■ SET PROBLEM: Write only the number of lines holding the string "this".

■ RECORDS SHOWN:
* * *
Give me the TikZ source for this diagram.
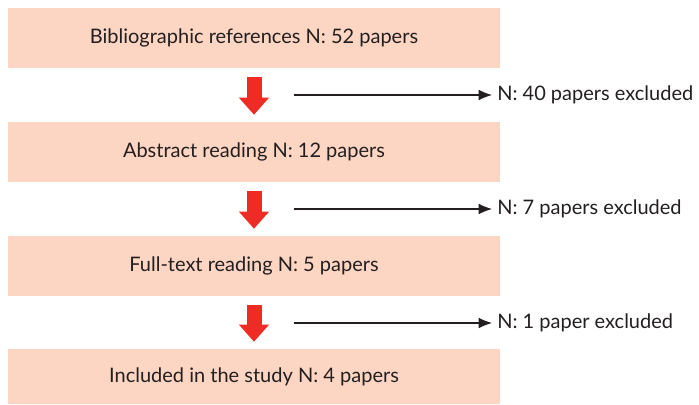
\documentclass[tikz,border=0pt]{standalone}
\usepackage{fontspec}
\setmainfont{Lato}
\usetikzlibrary{arrows.meta}

\definecolor{peach}{HTML}{FDD5C3}
\definecolor{flowred}{HTML}{EE2C25}
\definecolor{ink}{HTML}{231F20}

\begin{document}
\begin{tikzpicture}[>={Latex[length = 10pt, width = 8pt]}, x = 0.75pt, y = -0.75pt]
    \useasboundingbox (0, 0) rectangle (699, 404);

    \tikzstyle{stage} = [rectangle, fill = peach, text = ink, inner sep = 0pt, minimum width = 369pt, minimum height = 45pt, font = \fontsize{15}{17}\selectfont]
    \tikzstyle{down} = [draw = flowred, line width = 11.25pt, -{Triangle[width = 21.75pt, length = 12.75pt]}, shorten < = 6.75pt, shorten > = 5.25pt]
    \tikzstyle{note} = [anchor = west, text = ink, inner xsep = 3.75pt, inner ysep = 0pt, font = \fontsize{15}{17}\selectfont]

    \node[stage] (a) at (254, 38) {Bibliographic references N: 52 papers};
    \node[stage] (b) at (254, 152) {Abstract reading N: 12 papers};
    \node[stage] (c) at (254, 266) {Full-text reading N: 5 papers};
    \node[stage, minimum height = 41.25pt] (d) at (254, 376.5) {Included in the study N: 4 papers};

    \draw[down] (a) -- (b);
    \draw[down] (b) -- (c);
    \draw[down] (c) -- (d);

    \node[note] (x1) at (492, 95) {N: 40 papers excluded};
    \node[note] (x2) at (492, 209) {N: 7 papers excluded};
    \node[note] (x3) at (492, 323) {N: 1 paper excluded};

    \coordinate (s1) at (294, 95);
    \coordinate (s2) at (294, 209);
    \coordinate (s3) at (294, 323);

    \draw[->, ink, line width = 0.8pt] (s1) -- (x1.west);
    \draw[->, ink, line width = 0.8pt] (s2) -- (x2.west);
    \draw[->, ink, line width = 0.8pt] (s3) -- (x3.west);
\end{tikzpicture}
\end{document}
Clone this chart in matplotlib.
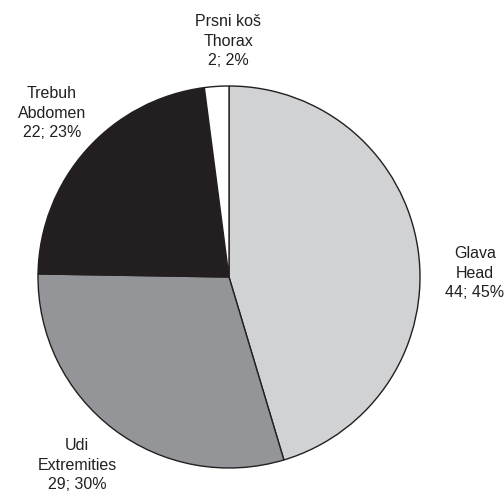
import matplotlib
matplotlib.use('Agg')
import matplotlib.pyplot as pyplot


# data, clockwise from the top
LOCAL_NAMES = ['Glava', 'Udi', 'Trebuh', 'Prsni koš']
ENGLISH_NAMES = ['Head', 'Extremities', 'Abdomen', 'Thorax']
COUNTS = [44, 29, 22, 2]
COLOURS = ['#d1d2d4', '#939598', '#231f20', '#ffffff']

# label centres in pixel coordinates (from top-left)
LABEL_POSITIONS = [(475, 273), (77, 465), (52, 113), (228, 41)]

WIDTH, HEIGHT = 504, 492
CENTRE = (229, 277)
RADIUS = 191


def make_label(local, english, count, total):
    percent = round(100.0 * count / total)
    return "{}\n{}\n{}; {}%".format(local, english, count, percent)


def main():
    pyplot.rcParams['font.family'] = ['Liberation Sans', 'DejaVu Sans']
    figure = pyplot.figure(figsize=(WIDTH / 100, HEIGHT / 100), dpi=100)
    axes = figure.add_axes([0, 0, 1, 1])
    axes.set_xlim(0, WIDTH)
    axes.set_ylim(0, HEIGHT)
    axes.set_axis_off()

    axes.pie(
        COUNTS, colors=COLOURS, startangle=90, counterclock=False,
        center=(CENTRE[0], HEIGHT - CENTRE[1]), radius=RADIUS,
        wedgeprops={'edgecolor': '#231f20', 'linewidth': 1.0},
        frame=True)
    axes.set_xlim(0, WIDTH)
    axes.set_ylim(0, HEIGHT)
    axes.set_axis_off()

    total = sum(COUNTS)
    for local, english, count, (x, y) in zip(
            LOCAL_NAMES, ENGLISH_NAMES, COUNTS, LABEL_POSITIONS):
        axes.text(
            x, HEIGHT - y, make_label(local, english, count, total),
            ha='center', va='center', fontsize=11.5, color='#231f20',
            linespacing=1.4)

    figure.savefig('out.png', dpi=100)


main()
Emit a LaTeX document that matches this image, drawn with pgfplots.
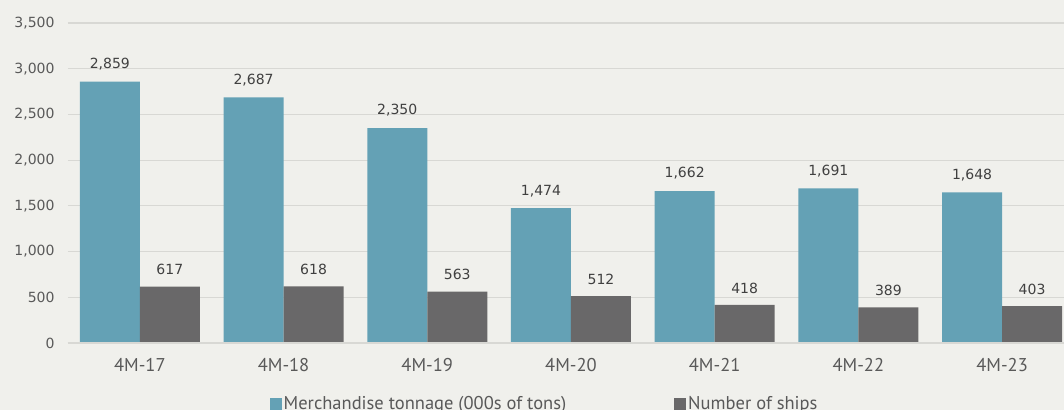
\documentclass[border=0pt]{standalone}
\usepackage{pgfplots}
\pgfplotsset{compat=1.18}
\usepackage{fontspec}
\setmainfont{PT Sans}
\newfontfamily\numfont{DejaVu Sans}
\definecolor{bgc}{HTML}{F0F0EC}
\definecolor{teal}{HTML}{64A1B5}
\definecolor{shipgray}{HTML}{696869}
\definecolor{gridc}{HTML}{D8D8D4}
\definecolor{labc}{HTML}{404040}
\definecolor{tickc}{HTML}{595959}

\pgfplotstableread{
x tonnage ships
0 2859 617
1 2687 618
2 2350 563
3 1474 512
4 1662 418
5 1691 389
6 1648 403
}\datatable

\begin{document}
\begin{tikzpicture}
\useasboundingbox (-68bp,-67bp) rectangle (996bp,343bp);
\fill[bgc] (-68bp,-67bp) rectangle (996bp,343bp);
\clip (-68bp,-67bp) rectangle (996bp,343bp);
\begin{axis}[
  at={(0,0)}, anchor=south west,
  scale only axis,
  width=996bp, height=320bp,
  ybar=0pt, bar width=60bp,
  xmin=-0.5, xmax=6.431,
  ymin=0, ymax=3500,
  ytick={0,500,...,3500},
  xtick=data,
  xticklabels={4M-17,4M-18,4M-19,4M-20,4M-21,4M-22,4M-23},
  axis line style={draw=none},
  axis x line*=bottom,
  axis y line*=left,
  major tick length=0pt,
  ymajorgrids,
  grid style={gridc, line width=1.2bp},
  /pgf/number format/.cd, 1000 sep={,}, assume math mode=true,
  /pgfplots/.cd,
  scaled y ticks=false,
  yticklabel style={font=\numfont\fontsize{14bp}{16bp}\selectfont, text=tickc, xshift=-10bp},
  xticklabel style={font=\fontsize{18.5bp}{20bp}\selectfont, text=tickc, yshift=-12bp},
  nodes near coords,
  every node near coord/.append style={font=\numfont\fontsize{14bp}{16bp}\selectfont, text=labc, yshift=8bp},
  legend columns=2,
  legend style={at={(0.4785,-0.19)}, anchor=center, draw=none, fill=none,
    font=\fontsize{18.5bp}{20bp}\selectfont, text=tickc,
    /tikz/every even column/.append style={column sep=106bp},
    inner sep=0pt},
  legend image code/.code={\fill[#1] (0bp,-6bp) rectangle (12bp,6bp);},
  clip=false,
]
\addplot[fill=teal, draw=none] table[x=x, y=tonnage] {\datatable};
\addplot[fill=shipgray, draw=none] table[x=x, y=ships] {\datatable};
\draw[gridc, line width=1.5bp] (axis cs:-0.5,0) -- (axis cs:6.431,0);
\legend{Merchandise tonnage (000s of tons), Number of ships}
\end{axis}
\end{tikzpicture}
\end{document}
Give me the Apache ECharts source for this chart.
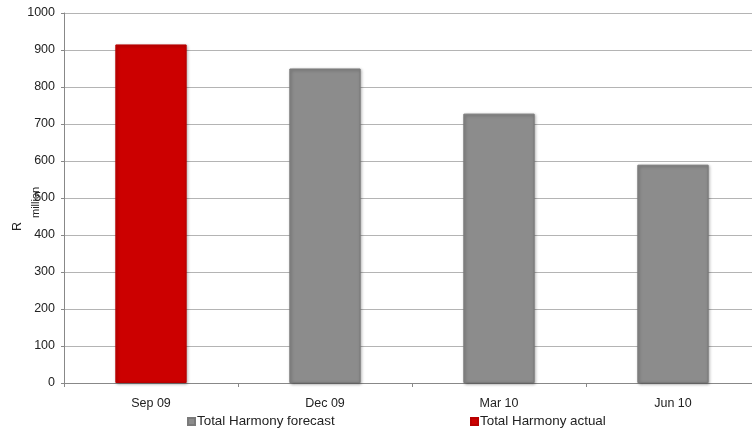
<!DOCTYPE html>
<html>
<head>
<meta charset="utf-8">
<script src="https://cdn.jsdelivr.net/npm/echarts@6/dist/echarts.min.js"></script>
<style>
  html, body { margin: 0; padding: 0; background: #fff; overflow: hidden; }
  #wrap { width: 752px; height: 432px; overflow: hidden; }
  #chart { width: 760px; height: 432px; }
</style>
</head>
<body>
<div id="wrap"><div id="chart"></div></div>
<script>
// Quarterly totals, R million
const categories = ['Sep 09', 'Dec 09', 'Mar 10', 'Jun 10'];
const forecastValues = [null, 850, 728, 590];
const actualValues = [915, null, null, null];
const yTicks = { min: 0, max: 1000, interval: 100 };
const seriesNames = ['Total Harmony forecast', 'Total Harmony actual'];

const FONT = 'Liberation Sans, Arial, sans-serif';
const FS = 12.5;
const chart = echarts.init(document.getElementById('chart'));

function barStyle(color, edge) {
  return {
    color: color,
    borderColor: edge,
    borderWidth: 1,
    shadowColor: 'rgba(0,0,0,0.35)',
    shadowBlur: 3,
    shadowOffsetX: 1,
    shadowOffsetY: 1
  };
}

const legendBase = {
  top: 410,
  itemWidth: 7, itemHeight: 7, itemGap: 4,
  icon: 'rect',
  textStyle: { color: '#222222', fontFamily: FONT, fontSize: 13.4, padding: [0, 0, 0, -3] }
};

chart.setOption({
  animation: false,
  backgroundColor: '#ffffff',
  grid: { left: 64, right: 0, top: 13, bottom: 49, containLabel: false },
  xAxis: {
    type: 'category',
    data: categories,
    axisLine: { lineStyle: { color: '#888888', width: 1 } },
    axisTick: { show: true, alignWithLabel: false, length: 4, lineStyle: { color: '#888888' } },
    axisLabel: { color: '#222222', fontFamily: FONT, fontSize: FS, margin: 14 }
  },
  yAxis: {
    type: 'value',
    min: yTicks.min,
    max: yTicks.max,
    interval: yTicks.interval,
    axisLine: { show: true, lineStyle: { color: '#888888', width: 1 } },
    axisTick: { show: true, length: 3, lineStyle: { color: '#888888' } },
    axisLabel: { color: '#222222', fontFamily: FONT, fontSize: FS, margin: 9, formatter: (v) => String(v) },
    splitLine: { lineStyle: { color: '#b4b4b4', width: 1 } }
  },
  legend: [
    Object.assign({ data: [seriesNames[0]], left: 182 }, legendBase),
    Object.assign({ data: [seriesNames[1]], left: 465 }, legendBase)
  ],
  series: [
    {
      name: seriesNames[0],
      type: 'bar',
      stack: 'total',
      data: forecastValues,
      barWidth: '41%',
      itemStyle: barStyle('#8c8c8c', '#7a7a7a')
    },
    {
      name: seriesNames[1],
      type: 'bar',
      stack: 'total',
      data: actualValues,
      barWidth: '41%',
      itemStyle: barStyle('#cc0000', '#b80000')
    }
  ],
  graphic: [
    {
      type: 'text', x: 11, y: 231, rotation: Math.PI / 2,
      style: { text: 'R', font: FS + 'px ' + FONT, fill: '#222222', textAlign: 'left', textVerticalAlign: 'top' }
    },
    {
      type: 'text', x: 30, y: 218, rotation: Math.PI / 2,
      style: { text: 'million', font: '11px ' + FONT, fill: '#222222', textAlign: 'left', textVerticalAlign: 'top' }
    }
  ]
});
</script>
</body>
</html>
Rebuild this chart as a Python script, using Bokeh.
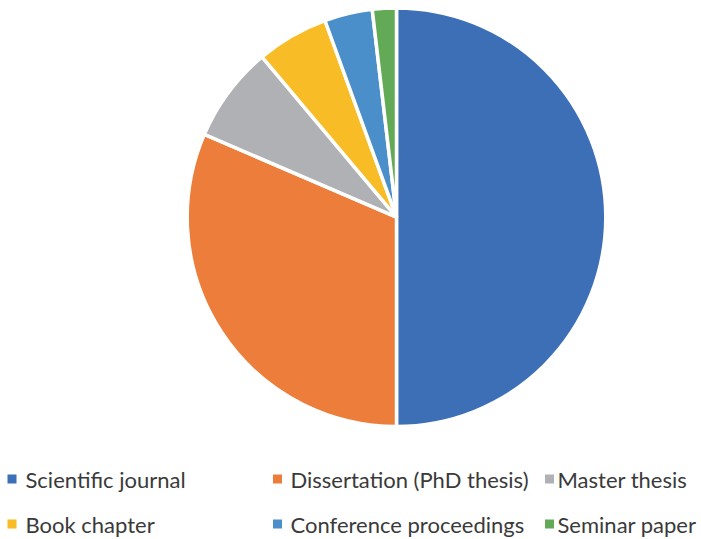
* * *
■ ANSWER IN FULL: 5